According to the Princeton University website, “the road from Edmund Keeley’s birthplace to Damascus to a distinguished academic career at Princeton has been a wandering one; it has taken him to schools in Montreal, Thessaloniki, and Washington, DC before bringing him to Princeton as an undergraduate in 1945. Then he wandered again – into the Navy-before coming back to receive his B.A. in 1949. He departed once more in 1952 for a D.Phil. at Oxford, followed by a year of teaching at Brown University and a Fulbright Lectureship at Thessaloniki University before finally settling at Princeton.”

At Princeton, Professor Keeley taught in the English department, directed the Creative Writing Program, and virtually created the Hellenic Studies Program, while at the same time creating a reputation for himself as a novelist and translator of modern Greek poetry. His fiction won the Rome prize of the American Academy of Arts and Letters and the NEA/PEN Fiction Award, and his translations of Seferis, Cavafy, and Ritsos earned him deserved praise and honors, including the Columbia Translation Center Award, the Landon Award of the Academy of American Poets, and the Premier Prix Europeen de traduction de la Poesie.

In the larger world of American letters, Professor Keeley was an important member of many organizations, including the Modern Greek Studies Association, of which he was its first president, and the Society of America, of which he was vice president. He served on the editorial boards of Byzantine and Modern Greek Studies, Translation Review, and The Journal of Modern Greek Studies. For 15 years, he was active in the PEN American Center and served as its president from 1991 to 1993, championing writers’ rights around the world. He was a fellow of the American Academy of Arts and Science. He retired as the first holder of the Charles Barnwell Straut Class of 1923 Professorship in English.

Gondicas noted that “he was America’s most distinguished cultural ambassador to Greece.”

“Closer to home, Mike was a founder and pillar of Hellenic Studies at Princeton, ever since we launched our journey in 1979,” Gondicas said. “Without Mike, we wouldn’t be where we are today. For all of us in Hellenic Studies who had the privilege to know him, Mike was our teacher, mentor, colleague, comrade in all things Hellenic, fellow traveler all over Greece, and steadfast friend. Until his last hours, Mike kept asking about Hellenic Studies and our plans for the future.”

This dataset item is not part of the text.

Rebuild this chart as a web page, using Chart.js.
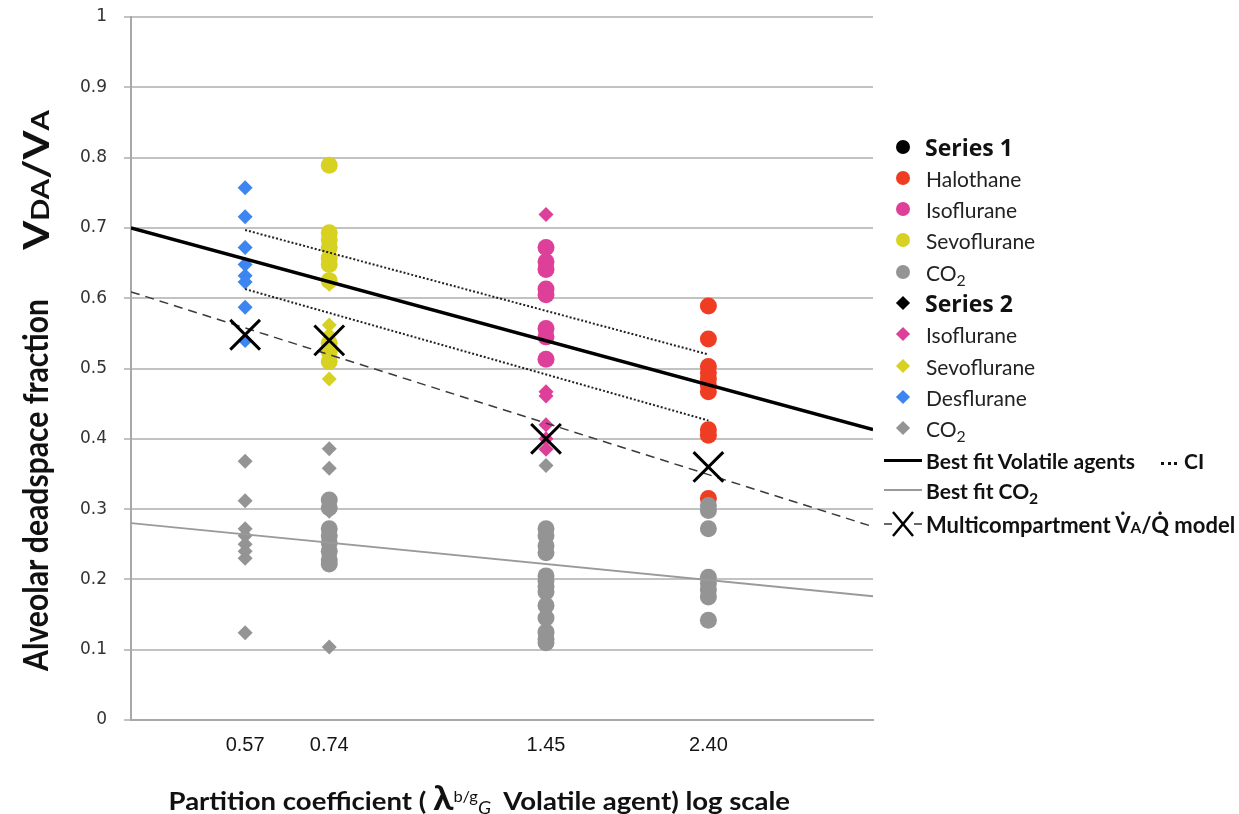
<!DOCTYPE html>
<html>
<head>
<meta charset="utf-8">
<title>Alveolar deadspace fraction vs partition coefficient</title>
<script src="https://cdn.jsdelivr.net/npm/chart.js@4.4.1/dist/chart.umd.min.js"></script>
<style>
  html, body { margin: 0; padding: 0; background: #fff; }
  #wrap { position: relative; width: 1239px; height: 814px; overflow: hidden; }
  #chart { position: absolute; left: 0; top: 0; }
  .rot { position: absolute; white-space: nowrap; font-family: Lato, "Open Sans", sans-serif; font-weight: 700; color: #111; line-height: 1; }
  .sm { font-size: 0.7em; }
  #xtitle { position: absolute; white-space: nowrap; font-family: Lato, "Open Sans", sans-serif; font-weight: 700; color: #111; font-size: 25px; line-height: 1; }
  #xtitle .lam { font-size: 1.35em; }
  #xtitle sup { font-size: 0.6em; font-weight: 400; vertical-align: 0.55em; }
  #xtitle sub { font-size: 0.7em; font-weight: 400; font-style: italic; vertical-align: -0.25em; }
  .lg { position: absolute; left: 883px; height: 30px; display: flex; align-items: center; white-space: nowrap; color: #222; }
  .lg .mk { width: 40px; display: flex; justify-content: center; align-items: center; }
  .lg .txt { font-family: Lato, "Open Sans", sans-serif; font-size: 21px; margin-left: 3px; }
  .lg .hdr { font-family: "Open Sans", Lato, sans-serif; font-weight: 700; font-size: 23px; color: #111; margin-left: 2px; }
  .lg .fit { font-family: Lato, "Open Sans", sans-serif; font-weight: 700; font-size: 21px; color: #111; margin-left: 3px; }
  .dot { width: 14px; height: 14px; border-radius: 50%; }
  .dia { width: 10px; height: 10px; transform: rotate(45deg); }
  .lg sub { font-size: 0.75em; vertical-align: -0.3em; line-height: 0; }
  .ci { display: inline-block; width: 16px; border-top: 3px dotted #111; vertical-align: middle; margin: 0 7px 0 26px; }
</style>
</head>
<body>
<div id="wrap">
  <canvas id="chart" width="1239" height="814"></canvas>

  <div class="rot" id="ytitle1">Alveolar deadspace fraction</div>
  <div class="rot" id="ytitle2">V<span class="sm">DA</span>/V<span class="sm">A</span></div>
  <div id="xtitle">Partition coefficient ( <span class="lam">λ</span><sup>b/g</sup><sub>G</sub>&nbsp; Volatile agent) log scale</div>

  <div class="lg" style="top:132px"><div class="mk"><div class="dot" style="background:#000"></div></div><span class="hdr">Series 1</span></div>
  <div class="lg" style="top:163px"><div class="mk"><div class="dot" style="background:#ef3d24"></div></div><span class="txt">Halothane</span></div>
  <div class="lg" style="top:194px"><div class="mk"><div class="dot" style="background:#de3f98"></div></div><span class="txt">Isoflurane</span></div>
  <div class="lg" style="top:225px"><div class="mk"><div class="dot" style="background:#d7d222"></div></div><span class="txt">Sevoflurane</span></div>
  <div class="lg" style="top:257px"><div class="mk"><div class="dot" style="background:#949494"></div></div><span class="txt">CO<sub>2</sub></span></div>
  <div class="lg" style="top:288px"><div class="mk"><div class="dia" style="background:#000"></div></div><span class="hdr">Series 2</span></div>
  <div class="lg" style="top:319px"><div class="mk"><div class="dia" style="background:#de3f98"></div></div><span class="txt">Isoflurane</span></div>
  <div class="lg" style="top:351px"><div class="mk"><div class="dia" style="background:#d7d222"></div></div><span class="txt">Sevoflurane</span></div>
  <div class="lg" style="top:382px"><div class="mk"><div class="dia" style="background:#3d85f0"></div></div><span class="txt">Desflurane</span></div>
  <div class="lg" style="top:413px"><div class="mk"><div class="dia" style="background:#949494"></div></div><span class="txt">CO<sub>2</sub></span></div>
  <div class="lg" style="top:445px"><div class="mk"><div style="width:38px;border-top:3px solid #000"></div></div><span class="fit">Best fit Volatile agents<span class="ci"></span>CI</span></div>
  <div class="lg" style="top:475px"><div class="mk"><div style="width:38px;border-top:2px solid #9a9a9a"></div></div><span class="fit">Best fit CO<sub>2</sub></span></div>
  <div class="lg" style="top:509px"><div class="mk">
    <svg width="40" height="30" viewBox="0 0 40 30"><line x1="1" y1="15" x2="9" y2="15" stroke="#333" stroke-width="1.5"/><line x1="31" y1="15" x2="39" y2="15" stroke="#333" stroke-width="1.5"/><line x1="10" y1="3" x2="30" y2="27" stroke="#000" stroke-width="2.5"/><line x1="30" y1="3" x2="10" y2="27" stroke="#000" stroke-width="2.5"/></svg>
  </div><span class="fit" style="font-size:22px">Multicompartment V̇<span class="sm">A</span>/Q̇ model</span></div>
</div>

<script>
// Partition coefficients of the agents (x positions, log scale)
const xCategories = [0.57, 0.74, 1.45, 2.40];
const xMin = 0.4;
const xMax = 4;
const yTicks = [0, 0.1, 0.2, 0.3, 0.4, 0.5, 0.6, 0.7, 0.8, 0.9, 1];

// Series 1 (circles)
const halothaneS1 = [0.589, 0.542, 0.503, 0.494, 0.485, 0.476, 0.467, 0.413, 0.405, 0.315];          // at 2.40
const isofluraneS1 = [0.672, 0.652, 0.641, 0.613, 0.605, 0.557, 0.545, 0.513];                      // at 1.45
const sevofluraneS1 = [0.789, 0.693, 0.683, 0.672, 0.657, 0.648, 0.625, 0.536, 0.524, 0.510];       // at 0.74
const co2S1_074 = [0.313, 0.302, 0.272, 0.262, 0.252, 0.240, 0.228, 0.222];
const co2S1_145 = [0.272, 0.262, 0.248, 0.238, 0.205, 0.198, 0.190, 0.182, 0.163, 0.145, 0.125, 0.115, 0.110];
const co2S1_240 = [0.305, 0.298, 0.272, 0.203, 0.194, 0.185, 0.175, 0.142];

// Series 2 (diamonds)
const isofluraneS2 = [0.719, 0.550, 0.467, 0.461, 0.420, 0.400, 0.385];                            // at 1.45
const sevofluraneS2 = [0.620, 0.562, 0.548, 0.485];                                                 // at 0.74
const desfluraneS2 = [0.757, 0.716, 0.672, 0.648, 0.632, 0.623, 0.587, 0.540];                      // at 0.57
const co2S2_057 = [0.368, 0.312, 0.272, 0.262, 0.250, 0.240, 0.230, 0.124];
const co2S2_074 = [0.386, 0.358, 0.297, 0.104];
const co2S2_145 = [0.362];

// Multicompartment VA/Q model predictions at each agent
const modelY = [0.548, 0.540, 0.400, 0.360];

// Fitted lines: [y at xMin, y at xMax]
const bestFitVolatile = [0.700, 0.413];
const bestFitCO2 = [0.280, 0.176];
const modelTrend = [0.609, 0.275];
// Confidence interval bounds: [y at 0.57, y at 2.40]
const ciUpper = [0.697, 0.520];
const ciLower = [0.613, 0.426];

const col = {
  red: '#ef3d24', pink: '#de3f98', yellow: '#d7d222', gray: '#949494', blue: '#3d85f0'
};

const at = (x, ys) => ys.map(y => ({ x, y }));

function pts(label, data, color, style, order) {
  return {
    label, data, order,
    pointStyle: style,
    pointRadius: style === 'circle' ? 8.5 : 7.5,
    pointBackgroundColor: color,
    pointBorderWidth: 0,
    pointBorderColor: color,
    showLine: false
  };
}
function line(label, data, color, width, dash, order) {
  return {
    label, data, order,
    showLine: true, pointRadius: 0,
    borderColor: color, borderWidth: width, borderDash: dash,
    fill: false
  };
}

const datasets = [
  {
    label: 'Multicompartment model',
    data: xCategories.map((x, i) => ({ x, y: modelY[i] })),
    order: 0, showLine: false,
    pointStyle: 'crossRot', pointRadius: 21,
    pointBorderColor: '#000', pointBorderWidth: 3
  },
  line('Best fit volatile agents', [{ x: xMin, y: bestFitVolatile[0] }, { x: xMax, y: bestFitVolatile[1] }], '#000', 3.5, [], 1),
  line('Best fit CO2', [{ x: xMin, y: bestFitCO2[0] }, { x: xMax, y: bestFitCO2[1] }], '#9a9a9a', 1.8, [], 1),
  line('Model trend', [{ x: xMin, y: modelTrend[0] }, { x: xMax, y: modelTrend[1] }], '#3a3a3a', 1.5, [9, 6], 1),
  line('CI upper', [{ x: xCategories[0], y: ciUpper[0] }, { x: xCategories[3], y: ciUpper[1] }], '#222', 2, [2, 2], 1),
  line('CI lower', [{ x: xCategories[0], y: ciLower[0] }, { x: xCategories[3], y: ciLower[1] }], '#222', 2, [2, 2], 1),
  pts('CO2 (series 1)', [...at(xCategories[1], co2S1_074), ...at(xCategories[2], co2S1_145), ...at(xCategories[3], co2S1_240)], col.gray, 'circle', 2),
  pts('CO2 (series 2)', [...at(xCategories[0], co2S2_057), ...at(xCategories[1], co2S2_074), ...at(xCategories[2], co2S2_145)], col.gray, 'rectRot', 2),
  pts('Halothane', at(xCategories[3], halothaneS1), col.red, 'circle', 3),
  pts('Isoflurane (series 1)', at(xCategories[2], isofluraneS1), col.pink, 'circle', 3),
  pts('Isoflurane (series 2)', at(xCategories[2], isofluraneS2), col.pink, 'rectRot', 3),
  pts('Sevoflurane (series 1)', at(xCategories[1], sevofluraneS1), col.yellow, 'circle', 3),
  pts('Sevoflurane (series 2)', at(xCategories[1], sevofluraneS2), col.yellow, 'rectRot', 3),
  pts('Desflurane', at(xCategories[0], desfluraneS2), col.blue, 'rectRot', 3)
];

const chart = new Chart(document.getElementById('chart'), {
  type: 'scatter',
  data: { datasets },
  options: {
    responsive: false,
    animation: false,
    events: [],
    layout: { autoPadding: false, padding: { left: 0, right: 366, top: 17, bottom: 0 } },
    plugins: { legend: { display: false }, tooltip: { enabled: false } },
    scales: {
      x: {
        type: 'logarithmic', min: xMin, max: xMax,
        afterBuildTicks: s => { s.ticks = xCategories.map(v => ({ value: v })); },
        afterFit: s => { s.height = 94; s.paddingLeft = 0; s.paddingRight = 0; },
        ticks: {
          autoSkip: false, maxRotation: 0, padding: 13,
          color: '#151515',
          font: { family: '"Liberation Sans", Arial, sans-serif', size: 20 },
          callback: v => Number(v).toFixed(2)
        },
        grid: { display: false, drawTicks: false },
        border: { display: true, color: '#a8a8a8', width: 2 }
      },
      y: {
        min: 0, max: 1,
        afterBuildTicks: s => { s.ticks = yTicks.map(v => ({ value: v })); },
        afterFit: s => { s.width = 131; s.paddingTop = 0; s.paddingBottom = 0; },
        ticks: {
          padding: 17, color: '#333',
          font: { family: '"DejaVu Sans", Verdana, sans-serif', size: 17 },
          callback: v => String(Math.round(v * 10) / 10)
        },
        grid: { color: '#c2c2c2', lineWidth: 2, tickLength: 7 },
        border: { display: true, color: '#a8a8a8', width: 2 }
      }
    }
  }
});

// Axis titles: fit to their spans along the axes
function place(el, cx, cy, target, rotate) {
  const w = el.offsetWidth;
  const s = target / w;
  el.style.left = (cx - el.offsetWidth / 2) + 'px';
  el.style.top = (cy - el.offsetHeight / 2) + 'px';
  el.style.transform = (rotate ? 'rotate(-90deg) ' : '') + 'scale(' + s + ',1)';
  el.style.transformOrigin = '50% 50%';
}
const y1 = document.getElementById('ytitle1');
y1.style.fontSize = '34px';
place(y1, 35, 485, 372, true);
const y2 = document.getElementById('ytitle2');
y2.style.fontSize = '36px';
place(y2, 35, 180, 140, true);
place(document.getElementById('xtitle'), 479, 799, 622, false);
</script>
</body>
</html>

“We are working on an obituary and other arrangements to remember and honor Mike’s life and legacy,” Gondicas noted, adding that Keeley shared with the world his last poem, Daylight, chosen by the Hudson Review for their holiday card 2022: https://bit.ly/3JTX0zH.

Daylight

by Edmund Keeley

 

Our plague has various names

None as blunt as the Black Death

Of the Middle Ages yet still as dark

Unless you can somehow believe that light

From a flash of final recognition

Or anticipated otherworldly dawn

Will always arrive before the end

To mute the horror of so much dying

And your own waiting for what might come.

So why wait any longer,

Why not leave it all to Nemesis

And take a long walk outside

In whatever direction holds the prospect

Of your recovering things to remember

From those lighter years in open spaces

That shore beside an endless sea

The white mornings to lie in wonder

After the beautiful dark passages

Of nightlong loving and the dividends

Of having held another beyond

Any belief that it could possibly end.

 

“In sorrow for our loss, but also in celebration and gratitude for Mike’s life, his friendship and his gifts to our Hellenic Studies community, with kind wishes to all, ζωη σε μας,” concluded Gondicas.